When It All Goes Wrong

August 12, 2024 By: Spencer Durrant

I just spent the last week in Alaska, fly fishing my way from the Kenai Peninsula up to the interior. That’s a dream trip for a lot of anglers, and that was certainly the case for my best friend, Lander Crook, and I. The trip came together last-minute, but we had lodging lined up, and should’ve been on the Kenai at the tail end of the sockeye run. In theory, we’d still be able to catch a limit of salmon every day, then spend the rest of our time looking for rainbow trout and dolly varden.

Few plans survive first contact with the enemy, however, and when we arrived in Soldotna on a Sunday night, we showed up to an almost-empty river. Few anglers lined the banks, the parking lots were mostly empty, and the river felt devoid of life. I hooked—and lost—two sockeye that night, which didn’t instill much confidence.

A quick look at the fish count totals on the Alaska Fish & Game website showed we were fishing to only 30,000 fresh fish per day, a far cry from the 80,000+ fish per day the week before.

So, as Alaska often forces you to do, we called an audible, headed upriver earlier than expected, and fished the Russian River sanctuary for the first time.

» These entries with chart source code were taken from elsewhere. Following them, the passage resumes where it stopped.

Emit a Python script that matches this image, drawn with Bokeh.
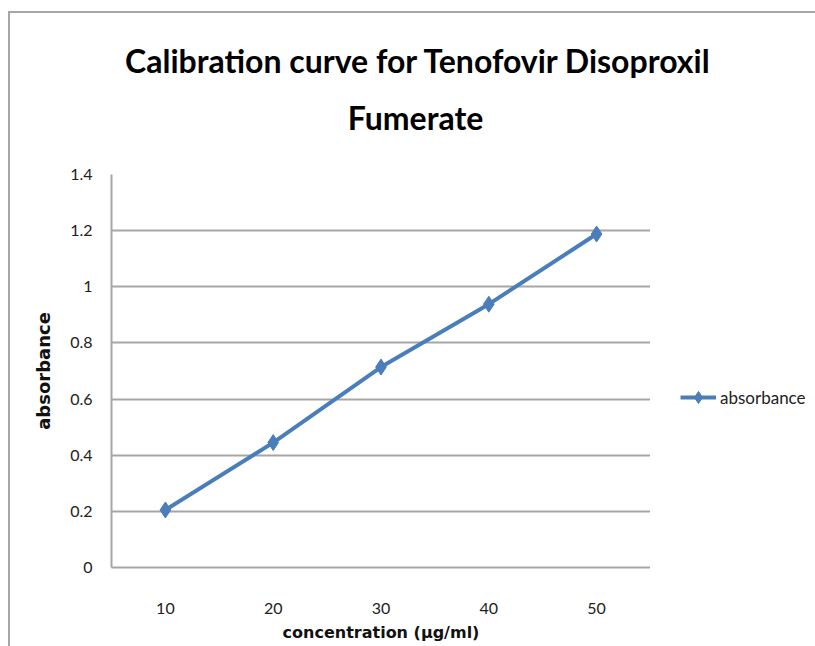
from bokeh.plotting import figure
from bokeh.layouts import row, column
from bokeh.models import (ColumnDataSource, FactorRange, Range1d, FixedTicker, Legend,
                          LegendItem, Label)
from bokeh.embed import file_html
from bokeh.resources import INLINE

# ---- data ----
concentration = ["10", "20", "30", "40", "50"]
absorbance = [0.205, 0.445, 0.714, 0.938, 1.188]
y_ticks = [0, 0.2, 0.4, 0.6, 0.8, 1.0, 1.2, 1.4]
y_tick_labels = ["0", "0.2", "0.4", "0.6", "0.8", "1", "1.2", "1.4"]
title_line1 = "Calibration curve for Tenofovir Disoproxil"
title_line2 = "Fumerate"
x_title = "concentration (\u03bcg/ml)"
y_title = "absorbance"
series_name = "absorbance"

BLUE = "#4a7ebb"
GRID = "#a6a6a6"
FONT = "Lato"
TITLE_H = 150
PLOT_H = 483
TOP, BOTTOM = 11, 79

src = ColumnDataSource(dict(x=concentration, y=absorbance))

# ---------- title strip ----------
t = figure(width=805, height=TITLE_H, output_backend="svg", toolbar_location=None,
           x_axis_location=None, y_axis_location=None, min_border=0,
           x_range=Range1d(0, 805), y_range=Range1d(0, TITLE_H))
t.grid.visible = False
t.outline_line_color = None
t.title.text = ""
for txt, xx, yy in [(title_line1, 408, 103), (title_line2, 405, 46)]:
    t.add_layout(Label(x=xx, y=yy, x_units="screen", y_units="screen", text=txt,
                       text_align="center", text_baseline="middle",
                       text_font=FONT, text_font_style="bold",
                       text_font_size="32px", text_color="#000000"))

# ---------- main plot ----------
p = figure(width=640, height=PLOT_H, output_backend="svg", toolbar_location=None,
           x_range=FactorRange(*concentration, range_padding=0),
           y_range=Range1d(0, 1.4),
           min_border_left=101, min_border_right=0, min_border_top=TOP, min_border_bottom=BOTTOM)
p.title.text = ""
p.outline_line_color = None

line_style = dict(line_color=BLUE, line_width=4)
marker_style = dict(marker="diamond", size=16, fill_color=BLUE, line_color=BLUE)
p.line("x", "y", source=src, **line_style)
p.scatter("x", "y", source=src, **marker_style)

p.xgrid.grid_line_color = None
p.ygrid.grid_line_color = GRID
p.ygrid.grid_line_width = 2
p.ygrid.ticker = FixedTicker(ticks=y_ticks)

p.yaxis.ticker = FixedTicker(ticks=y_ticks)
p.yaxis.major_label_overrides = {tk: lb for tk, lb in zip(y_ticks, y_tick_labels)}
p.yaxis.axis_line_color = GRID
p.yaxis.axis_line_width = 2
p.yaxis.major_tick_line_color = None
p.yaxis.minor_tick_line_color = None
p.yaxis.major_label_standoff = 13
p.yaxis.major_label_text_font = FONT
p.yaxis.major_label_text_font_size = "16px"
p.yaxis.major_label_text_color = "#222222"
p.yaxis.axis_label = y_title
p.yaxis.axis_label_text_font = "DejaVu Sans"
p.yaxis.axis_label_text_font_style = "bold"
p.yaxis.axis_label_text_font_size = "18px"
p.yaxis.axis_label_text_color = "#111111"
p.yaxis.axis_label_standoff = 13

p.xaxis.axis_line_color = GRID
p.xaxis.axis_line_width = 2
p.xaxis.major_tick_line_color = None
p.xaxis.minor_tick_line_color = None
p.xaxis.major_label_standoff = 29
p.xaxis.major_label_text_font = FONT
p.xaxis.major_label_text_font_size = "16px"
p.xaxis.major_label_text_color = "#222222"
p.xaxis.axis_label = x_title
p.xaxis.axis_label_text_font = "DejaVu Sans"
p.xaxis.axis_label_text_font_style = "bold"
p.xaxis.axis_label_text_font_size = "16px"
p.xaxis.axis_label_text_color = "#111111"
p.xaxis.axis_label_standoff = 6

# ---------- legend strip (same series, drawn out of view; only legend shows) ----------
q = figure(width=165, height=PLOT_H, output_backend="svg", toolbar_location=None,
           x_axis_location=None, y_axis_location=None,
           min_border_left=0, min_border_right=0, min_border_top=TOP, min_border_bottom=BOTTOM,
           x_range=FactorRange(*concentration), y_range=Range1d(10, 11))
q.grid.visible = False
q.outline_line_color = None
q.title.text = ""
ql = q.line("x", "y", source=src, **line_style)
qs = q.scatter("x", "y", source=src, **marker_style)
legend = Legend(items=[LegendItem(label=series_name, renderers=[ql, qs])],
                location=(30, 155), orientation="vertical",
                padding=0, margin=0, spacing=0,
                glyph_width=36, glyph_height=30,
                label_text_font=FONT, label_text_font_size="17px",
                label_text_color="#222222", label_standoff=4,
                border_line_color=None, background_fill_alpha=0)
q.add_layout(legend)

layout = column(t, row(p, q))
layout.styles = {"margin-left": "8px", "margin-top": "11px",
                 "border-top": "2px solid #a6a6a6", "border-left": "2px solid #a6a6a6"}

open("out.html", "w").write(file_html(layout, INLINE))
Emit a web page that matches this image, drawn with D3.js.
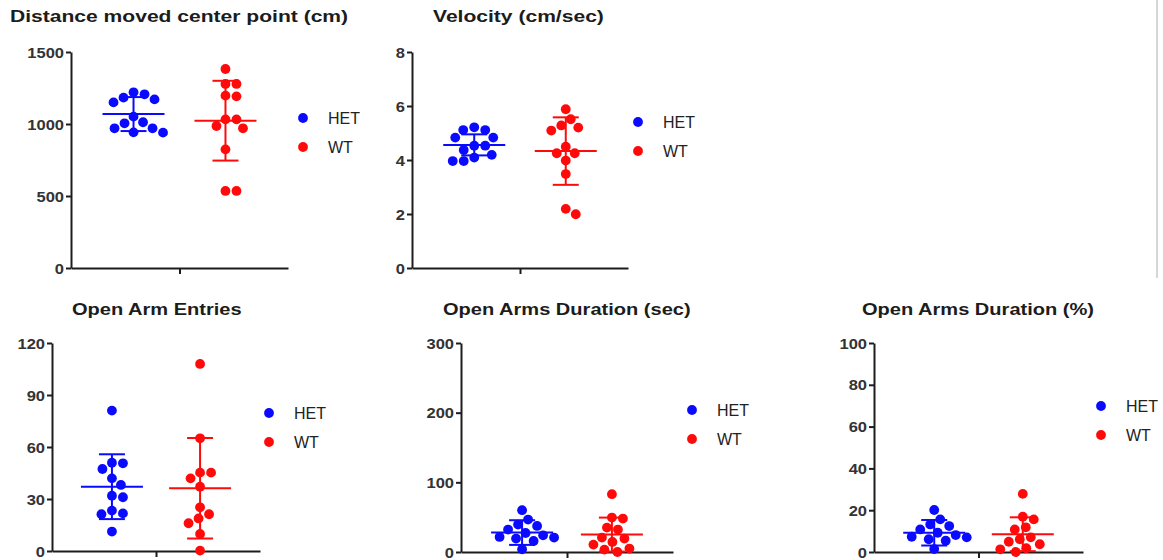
<!DOCTYPE html>
<html>
<head>
<meta charset="utf-8">
<script src="https://cdn.jsdelivr.net/npm/d3@7"></script>
<style>
body { margin: 0; background: #fff; }
text { font-family: "Liberation Sans", Arial, sans-serif; }
</style>
</head>
<body>
<script>
//groups and colours
var groups = ["HET", "WT"];
var groupColors = ["#0a0aff", "#ff0a0a"];

//panel titles and y axes
var titles = ["Distance moved center point (cm)", "Velocity (cm/sec)", "Open Arm Entries",
              "Open Arms Duration (sec)", "Open Arms Duration (%)"];
var yMax = [1500, 8, 120, 300, 100];
var yTicks = [[0, 500, 1000, 1500], [0, 2, 4, 6, 8], [0, 30, 60, 90, 120],
              [0, 100, 200, 300], [0, 20, 40, 60, 80, 100]];

//individual animals
var distanceHET = [1220, 1183, 1171, 1206, 1150, 1051, 1005, 1012, 970, 940, 942, 970];
var distanceWT  = [1382, 1278, 1278, 1197, 1192, 1032, 1032, 970, 986, 824, 535, 535];
var velocityHET = [5.21, 5.11, 5.11, 4.83, 4.83, 4.53, 4.53, 4.37, 4.19, 4.09, 3.96, 3.96];
var velocityWT  = [5.88, 5.51, 5.28, 5.2, 5.09, 4.49, 4.25, 4.25, 3.98, 3.48, 1.99, 2.19];
var entriesHET  = [81, 50.6, 50.9, 47.3, 41.9, 38.1, 31, 31.9, 21.2, 21.7, 23.3, 11.2];
var entriesWT   = [107.9, 65, 45.2, 45.2, 41.9, 37.1, 25.2, 21.2, 18.8, 16, 9.8, 0.2];
var durSecHET   = [60, 46.6, 39.4, 37.4, 32.2, 27.3, 24, 21.6, 19.3, 20.7, 15.8, 3.9];
var durSecWT    = [83, 48, 49.4, 35, 32.2, 20.7, 19.3, 14.4, 10.6, 4.9, 3.4, 0];
var durPctHET   = [20.1, 15.6, 13.2, 12.4, 10.8, 9.2, 8.1, 7.3, 6.1, 7, 5.4, 1.4];
var durPctWT    = [27.8, 15.6, 16.9, 11.8, 10.8, 7, 6.1, 4.9, 3.7, 1.8, 1.3, 0];

//mean and SD shown by the bars
var means = [[1069, 1023], [4.56, 4.33], [37.1, 36.2], [27.9, 25], [9.2, 8.5]];
var sds   = [[118, 277], [0.39, 1.25], [18.7, 29], [17.7, 24.4], [6.1, 8.1]];

var series = [[distanceHET, distanceWT], [velocityHET, velocityWT], [entriesHET, entriesWT],
              [durSecHET, durSecWT], [durPctHET, durPctWT]];

//panel frames on the page
var layout = [
    {x0: 71,  x1: 288,  top: 52,  bottom: 268, titleX: 10,  titleY: 22,  titleSx: 1.24, legX: 303,  legY: 118},
    {x0: 412, x1: 628,  top: 52,  bottom: 268, titleX: 433, titleY: 22,  titleSx: 1.24, legX: 638,  legY: 122},
    {x0: 52,  x1: 260,  top: 343, bottom: 551, titleX: 72,  titleY: 315, titleSx: 1.18, legX: 269,  legY: 413},
    {x0: 461, x1: 673,  top: 343, bottom: 552, titleX: 443, titleY: 315, titleSx: 1.18, legX: 692,  legY: 410},
    {x0: 874, x1: 1083, top: 343, bottom: 552, titleX: 862, titleY: 315, titleSx: 1.18, legX: 1101, legY: 406}
];

var width = 1163, height = 560;
var dotR = 4.9, tickSx = 1.18;

var svg = d3.select("body").append("svg")
    .attr("width", width)
    .attr("height", height);

//frame edge at the right of the top row
svg.append("line")
    .attr("x1", 1157).attr("x2", 1157)
    .attr("y1", 0).attr("y2", 278)
    .attr("stroke", "#d6d6d6").attr("stroke-width", 2);

//simple beeswarm: push each dot sideways until it clears the others
function swarm(values, y, cx, d){
    var order = d3.range(values.length).sort(function(a, b){ return d3.descending(values[a], values[b]); });
    var placed = [];
    var xs = new Array(values.length);
    order.forEach(function(i){
        var py = y(values[i]);
        for (var k = 0; k < 400; k++){
            var off = (k % 2 ? 1 : -1) * Math.ceil(k / 2) * 0.5;
            var px = cx + off;
            var ok = placed.every(function(p){
                var dx = p[0] - px, dy = p[1] - py;
                return dx * dx + dy * dy >= d * d;
            });
            if (ok){ xs[i] = px; placed.push([px, py]); break; }
        }
    });
    return xs;
}

layout.forEach(function(L, pi){
    var g = svg.append("g");

    var y = d3.scaleLinear().domain([0, yMax[pi]]).range([L.bottom, L.top]);
    var x = d3.scalePoint().domain(groups).range([L.x0, L.x1]).padding(0.68);

    //title
    g.append("text")
        .attr("transform", "translate(" + L.titleX + "," + L.titleY + ") scale(" + L.titleSx + ",1)")
        .attr("font-size", 17).attr("font-weight", "bold").attr("fill", "#1c1c1c")
        .text(titles[pi]);

    //y axis
    var yAxis = g.append("g")
        .attr("transform", "translate(" + L.x0 + ",0)")
        .call(d3.axisLeft(y).tickValues(yTicks[pi]).tickSize(5).tickSizeOuter(0).tickFormat(d3.format("d")));
    yAxis.selectAll("path, line").attr("stroke", "#1c1c1c").attr("stroke-width", 2);
    yAxis.selectAll("text")
        .attr("x", null).attr("dy", null)
        .attr("transform", "translate(-7,5) scale(" + tickSx + ",1)")
        .attr("font-size", 14).attr("font-weight", "bold").attr("fill", "#333")
        .attr("font-family", "Liberation Sans, Arial, sans-serif");

    //x axis with a single centre tick
    var xl = d3.scaleLinear().domain([0, 1]).range([L.x0, L.x1]);
    var xAxis = g.append("g")
        .attr("transform", "translate(0," + L.bottom + ")")
        .call(d3.axisBottom(xl).tickValues([0.5]).tickSize(6).tickSizeOuter(0).tickFormat(""));
    xAxis.selectAll("path, line").attr("stroke", "#1c1c1c").attr("stroke-width", 2);

    groups.forEach(function(grp, gi){
        var col = groupColors[gi];
        var cx = x(grp);
        var vals = series[pi][gi];
        var xs = swarm(vals, y, cx, 11);

        //dots
        g.append("g").selectAll("circle")
            .data(vals)
            .join("circle")
            .attr("cx", function(d, i){ return xs[i]; })
            .attr("cy", function(d){ return y(d); })
            .attr("r", dotR)
            .attr("fill", col);

        //mean and SD bars
        var m = means[pi][gi], s = sds[pi][gi];
        var bars = g.append("g").attr("stroke", col).attr("stroke-width", 2);
        bars.append("line").attr("x1", cx - 31).attr("x2", cx + 31).attr("y1", y(m)).attr("y2", y(m));
        bars.append("line").attr("x1", cx).attr("x2", cx).attr("y1", y(m - s)).attr("y2", y(m + s));
        [m - s, m + s].forEach(function(v){
            bars.append("line").attr("x1", cx - 13).attr("x2", cx + 13).attr("y1", y(v)).attr("y2", y(v));
        });

        //legend
        g.append("circle")
            .attr("cx", L.legX).attr("cy", L.legY + gi * 29)
            .attr("r", 4.9).attr("fill", col);
        g.append("text")
            .attr("x", L.legX + 25).attr("y", L.legY + gi * 29)
            .attr("dy", "0.36em")
            .attr("font-size", 16).attr("fill", "#222")
            .text(grp);
    });
});
</script>
</body>
</html>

I’ve fished the Kenai before, but never at the Sanctuary, and it’s up here that the famous shoulder-t0-shoulder combat fishing is on full display. It’s the Wild West of fishing, with people standing on the bank ready to take your spot if you so much as look anywhere other than the river. I hate fishing around a lot of people, and under normal circumstances, I would’ve balked at standing next to so many people I don’t know.

But that’s sockeye fishing for you, and I was pleasantly surprised at how nice everyone was. Even when I had a few fish kick my butt and run downstream on me, other anglers cheered, offered high-fives, and told me to “quit letting that fish kick your ass.”

It was one of the most unique fishing experiences I’ve ever had. It was also the best fishing I’d have on the entire trip.

On our second day on the Kenai, it started to rain. It didn’t stop for five days, and it rained so much that many of the rivers we fished for rainbows, dolly varden, and grayling, were overflowing their banks. We drove north, deep into the interior, hoping to escape the rain. But it just kept coming, and while we eked out a few fish every day, it was far from the fast and furious fishing so many anglers imagine when they think of Alaska.

A few of our tried-and-true grayling streams were nearly impossible to fish thanks to the rain, and the one river that was running clear was more crowded than the Kenai.

It’s hard to say that it all went wrong on this trip (it didn’t) but this trip certainly wasn’t what Lander nor I expected. Don’t get me wrong, I’m happy I went. But I had to roll with more punches on this trip than in all my other Alaskan adventures combined.

It could’ve been worse, though. I could’ve not gone at all.